QAnon believers think that the world is controlled by a cabal of pedophile-cannibals in the Democratic Party, Hollywood, and banking. They await the day that Trump and the military will arrest and execute all political opponents in a much-awaited purge they call “The Storm.”

An attorney for Chansley, however, argued that his client is not a threat because he was merely accepting “President Trump’s invitation to walk down Pennsylvania Avenue to the Capitol.”

“Given the peaceful and compliant fashion in which Mr. Chansley comported himself, it would be appropriate and honorable for the president to pardon Mr. Chansley and other like-minded, peaceful individuals who accepted the president’s invitation with honorable intentions,” Albert Watkins said in a Thursday statement.

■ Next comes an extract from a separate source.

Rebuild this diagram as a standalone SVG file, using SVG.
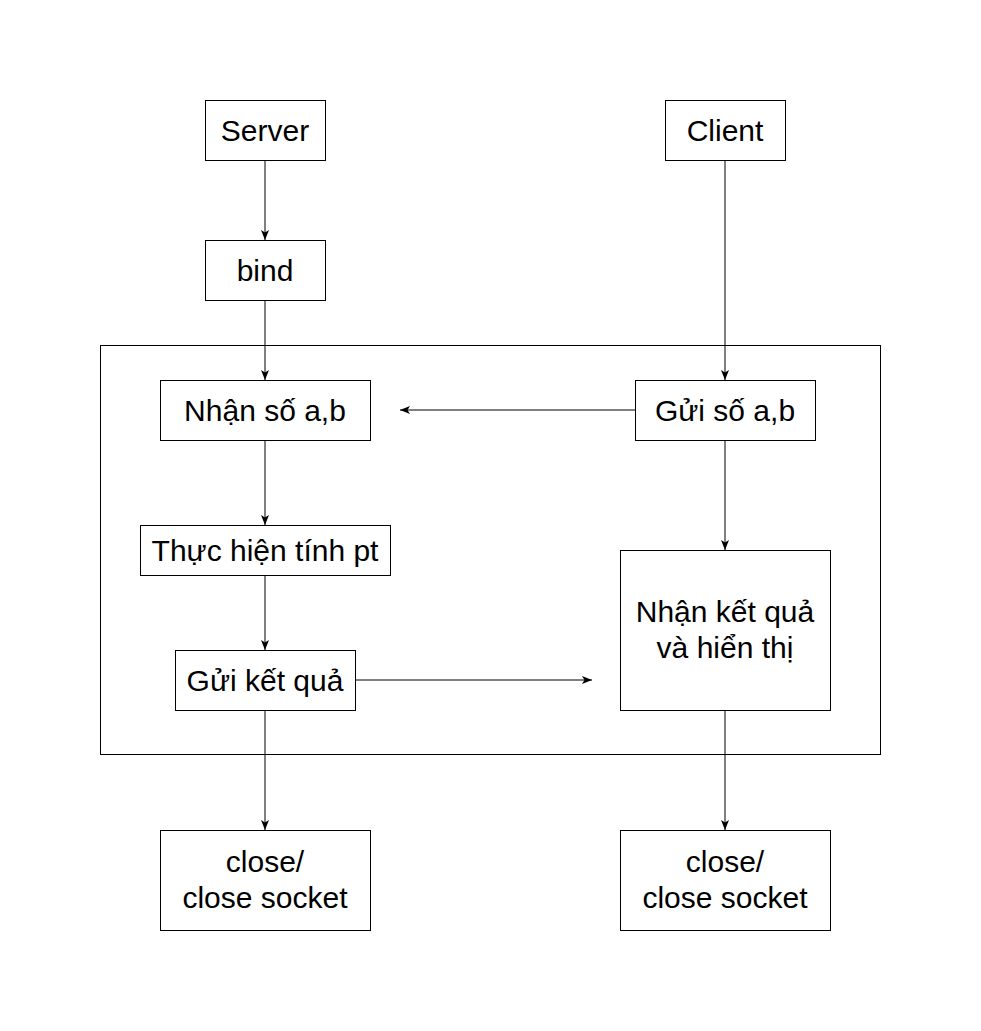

During a rally that preceded the insurrection, Trump told protesters that Pence had the ability to overturn the election result and told followers to “fight like hell” against the legitimate election result.

“And after this, we’re going to walk down, and I’ll be there with you.… We are going to the Capitol, and we are going to try and give... our Republicans, the weak ones, because the strong ones don’t need any of our help, we’re try—going to try and give them the kind of pride and boldness that they need to take back our country,” Trump told the crowd.

Amid outcry over his inflammatory rhetoric that incited the mob, Trump has doubled down on his remarks, calling them “totally appropriate.”